Planning Your Income — Some taxpayers, such as the self-employed, may have some discretion regarding when they receive income. Properly deferring income until next year can lower your taxable income and tax bill this year. This strategy will, however, raise your tax bill next year. Publication 334, Tax Guide for Small Business, may be of help. And many taxpayers also have some control over their income via the sale of investments to incur a gain or loss. This is generally a key area of decision-making for investors. These decisions must be made and executed by Dec. 31 to be counted on a 2008 tax return. Publication 550, Investment Income and Expenses, for 2008, explains the rules.

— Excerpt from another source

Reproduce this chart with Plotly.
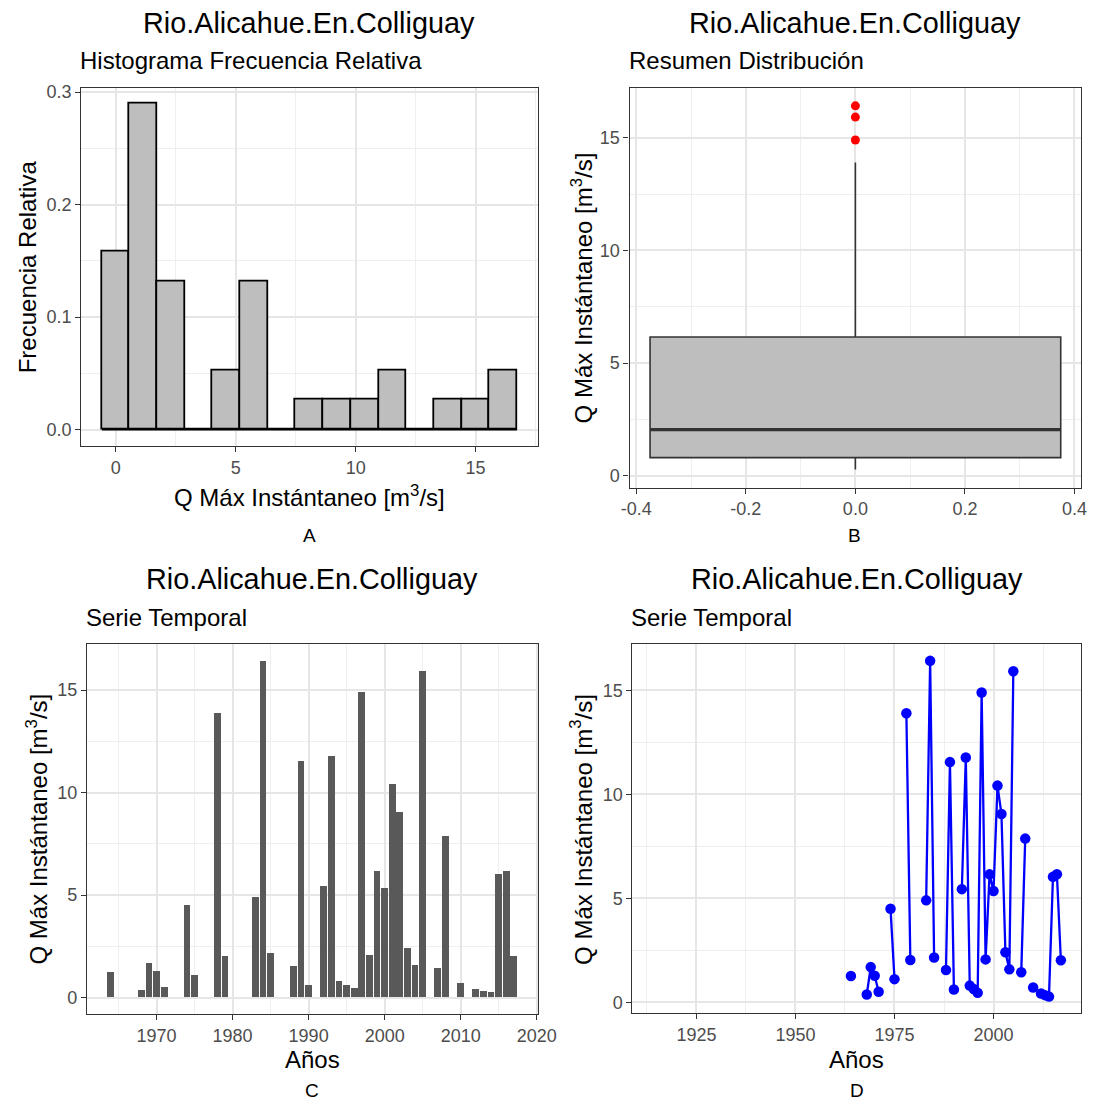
import numpy as np
import plotly.graph_objects as go

# ---- data -----------------------------------------------------------------
station = "Rio.Alicahue.En.Colliguay"
years = [1964, 1968, 1969, 1970, 1971, 1974, 1975, 1978, 1979, 1983,
         1984, 1985, 1988, 1989, 1990, 1992, 1993, 1994, 1995, 1996,
         1997, 1998, 1999, 2000, 2001, 2002, 2003, 2004, 2005, 2007,
         2008, 2010, 2012, 2013, 2014, 2015, 2016, 2017]
qmax = [1.26, 0.37, 1.69, 1.27, 0.50, 4.50, 1.11, 13.90, 2.03, 4.90,
        16.42, 2.15, 1.55, 11.55, 0.61, 5.44, 11.77, 0.80, 0.63, 0.45,
        14.90, 2.06, 6.15, 5.35, 10.42, 9.05, 2.40, 1.58, 15.92, 1.44,
        7.87, 0.71, 0.42, 0.34, 0.27, 6.03, 6.16, 2.02]
hist_ticks = [0, 5, 10, 15]
box_ticks = [-0.4, -0.2, 0.0, 0.2, 0.4]
q_ticks = [0, 5, 10, 15]
bar_year_ticks = [1970, 1980, 1990, 2000, 2010, 2020]
line_year_ticks = [1925, 1950, 1975, 2000]
line_year_range = [1908.85, 2022.15]   # record period shown on the last panel

W, H = 1111, 1101
FONT = "Liberation Sans, Arial, sans-serif"
q = np.array(qmax)


def expand(lo, hi, f=0.05):
    d = (hi - lo) * f
    return [lo - d, hi + d]


# ---- histogram with 15 bins centred on the data minimum ----------------
nbins = 15
lo, hi = q.min(), q.max()
bw = (hi - lo) / (nbins - 1)
origin = bw / 2 + np.floor((lo - bw / 2) / bw) * bw
edges = origin + bw * np.arange(nbins + 1)
counts, _ = np.histogram(q, bins=edges)
rel = counts / len(q)
centres = (edges[:-1] + edges[1:]) / 2

# ---- complete yearly series (gaps stay empty) ----------------------------
full_years = list(range(min(years), max(years) + 1))
lookup = dict(zip(years, qmax))
full_q = [lookup.get(y) for y in full_years]

# ---- panel geometry (pixels) ---------------------------------------------
P = {
    "A": (75, 543, 83, 443),
    "B": (637, 1100, 83, 485),
    "C": (81, 543, 642, 1014),
    "D": (640, 1100, 642, 1013),
}


def dom(key):
    x0, x1, y0, y1 = P[key]
    return [x0 / W, x1 / W], [1 - y1 / H, 1 - y0 / H]


fig = go.Figure()

# A: relative frequency histogram
fig.add_trace(go.Bar(
    x=centres, y=rel, width=bw,
    marker=dict(color="#BEBEBE", line=dict(color="black", width=1.8)),
    xaxis="x", yaxis="y", hoverinfo="x+y"))
fig.add_trace(go.Scatter(
    x=[edges[0], edges[-1]], y=[0, 0], mode="lines",
    line=dict(color="black", width=1.8), xaxis="x", yaxis="y", hoverinfo="skip"))

# B: box plot
fig.add_trace(go.Box(
    x=np.zeros(len(q)), y=q, width=0.75, orientation="v",
    quartilemethod="linear", boxpoints="outliers", jitter=0, pointpos=0,
    whiskerwidth=0, fillcolor="#BEBEBE",
    line=dict(color="#333333", width=1.6),
    marker=dict(color="#FF0000", size=9, line=dict(width=0)),
    xaxis="x2", yaxis="y2"))
med = float(np.median(q))
fig.add_trace(go.Scatter(
    x=[-0.375, 0.375], y=[med, med], mode="lines",
    line=dict(color="#333333", width=3.4), xaxis="x2", yaxis="y2",
    hoverinfo="skip"))

# C: yearly bars
fig.add_trace(go.Bar(
    x=years, y=qmax, width=0.9,
    marker=dict(color="#595959", line=dict(width=0)),
    xaxis="x3", yaxis="y3"))

# D: yearly line with points
fig.add_trace(go.Scatter(
    x=full_years, y=full_q, mode="lines+markers", connectgaps=False,
    line=dict(color="#0000FF", width=2.3),
    marker=dict(color="#0000FF", size=10.5),
    xaxis="x4", yaxis="y4"))

# ---- axes -----------------------------------------------------------------
grid = dict(showgrid=True, gridcolor="#E6E6E6", gridwidth=1.5,
            zeroline=False, showline=True, mirror=True,
            linecolor="#333333", linewidth=1.1,
            ticks="outside", ticklen=5, tickwidth=1.1, tickcolor="#333333",
            tickfont=dict(family=FONT, size=18, color="#4D4D4D"))


def minor(step, start=None):
    m = dict(showgrid=True, gridcolor="#EFEFEF", gridwidth=0.9, dtick=step,
             ticks="")
    if start is not None:
        m["tick0"] = start
    return m


hx0, hx1 = expand(edges[0], edges[-1])
xa, ya = dom("A")
fig.update_layout(
    xaxis=dict(grid, domain=xa, anchor="y", range=[hx0, hx1],
               tickvals=hist_ticks, minor=minor(2.5, 0)),
    yaxis=dict(grid, domain=ya, anchor="x", range=expand(0, rel.max()),
               tickvals=[0, 0.1, 0.2, 0.3], ticktext=["0.0", "0.1", "0.2", "0.3"],
               minor=minor(0.05, 0)),
)
xb, yb = dom("B")
fig.update_layout(
    xaxis2=dict(grid, domain=xb, anchor="y2", range=[-0.4125, 0.4125],
                tickvals=box_ticks, ticktext=["-0.4", "-0.2", "0.0", "0.2", "0.4"],
                minor=minor(0.1, 0)),
    yaxis2=dict(grid, domain=yb, anchor="x2", range=expand(lo, hi),
                tickvals=q_ticks, minor=minor(2.5, 0)),
)
xc, yc = dom("C")
fig.update_layout(
    xaxis3=dict(grid, domain=xc, anchor="y3",
                range=expand(min(years) - 0.45, max(years) + 0.45),
                tickvals=bar_year_ticks, minor=minor(5, 1960)),
    yaxis3=dict(grid, domain=yc, anchor="x3", range=expand(0, hi),
                tickvals=q_ticks, minor=minor(2.5, 0)),
)
xd, yd = dom("D")
fig.update_layout(
    xaxis4=dict(grid, domain=xd, anchor="y4", range=line_year_range,
                tickvals=line_year_ticks, minor=minor(12.5, 1912.5)),
    yaxis4=dict(grid, domain=yd, anchor="x4", range=expand(lo, hi),
                tickvals=q_ticks, minor=minor(2.5, 0)),
)

# ---- text -----------------------------------------------------------------
def note(text, x, y, size, color="black", angle=0, xanchor="center"):
    fig.add_annotation(text=text, x=x / W, y=1 - y / H, xref="paper", yref="paper",
                       showarrow=False, textangle=angle, xanchor=xanchor,
                       yanchor="middle", borderpad=0,
                       font=dict(family=FONT, size=size, color=color))


qlabel = "Q Máx Instántaneo [m<sup>3</sup>/s]"
subs = {"A": "Histograma Frecuencia Relativa", "B": "Resumen Distribución",
        "C": "Serie Temporal", "D": "Serie Temporal"}
for key, (x0, x1, y0, y1) in P.items():
    cx = (x0 + x1) / 2
    note(station, cx, y0 - 65, 28.8)
    note(subs[key], x0 - 2, y0 - 27, 24, xanchor="left")

note(qlabel, 309, 493, 24)
note("Años", 312, 1059, 24)
note("Años", 870, 1059, 24)
note("A", 309, 533, 19)
note("B", 868, 533, 19)
note("C", 312, 1090, 19)
note("D", 870, 1090, 19)
note("Frecuencia Relativa", 20, 263, 24, angle=-90)
note(qlabel, 588, 284, 24, angle=-90)
note(qlabel, 30, 828, 24, angle=-90)
note(qlabel, 588, 828, 24, angle=-90)

fig.update_layout(
    width=W, height=H, margin=dict(l=0, r=0, t=0, b=0),
    paper_bgcolor="white", plot_bgcolor="white",
    showlegend=False, bargap=0,
    font=dict(family=FONT),
)

# keep the page exactly the size of the figure
fig.write_html(
    "out.html",
    post_script="document.body.style.margin='0';"
                "document.documentElement.style.overflow='hidden';"
                "document.body.style.overflow='hidden';",
)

Retirement Savings — Taxpayers have various options to save for retirement. You need to be mindful of their contribution deadlines and limits. For example, Dec. 31 is the deadline for contributions to a 401(k) plan, while April 15 is the deadline for IRA contributions. Taxpayers can get help from their 401(k) plan administrators where they work. Publication 560, Retirement Plans for Small Business, and Publication 575, Pensions and Annuity Income, may also help. You have more time to make contributions to individual retirement arrangements (IRAs) for a given tax year. You generally have until April 15 of the following year. Publication 590, Individual Retirement Arrangements, for 2008, can answer most questions.

New children — If you had or adopted a child in 2008, you should get a Social Security number for that child as soon as possible to ensure that you can include the child as a dependent on your 2008 return. Also, having or adopting a child in 2008 may mean you will receive a larger recovery rebate credit.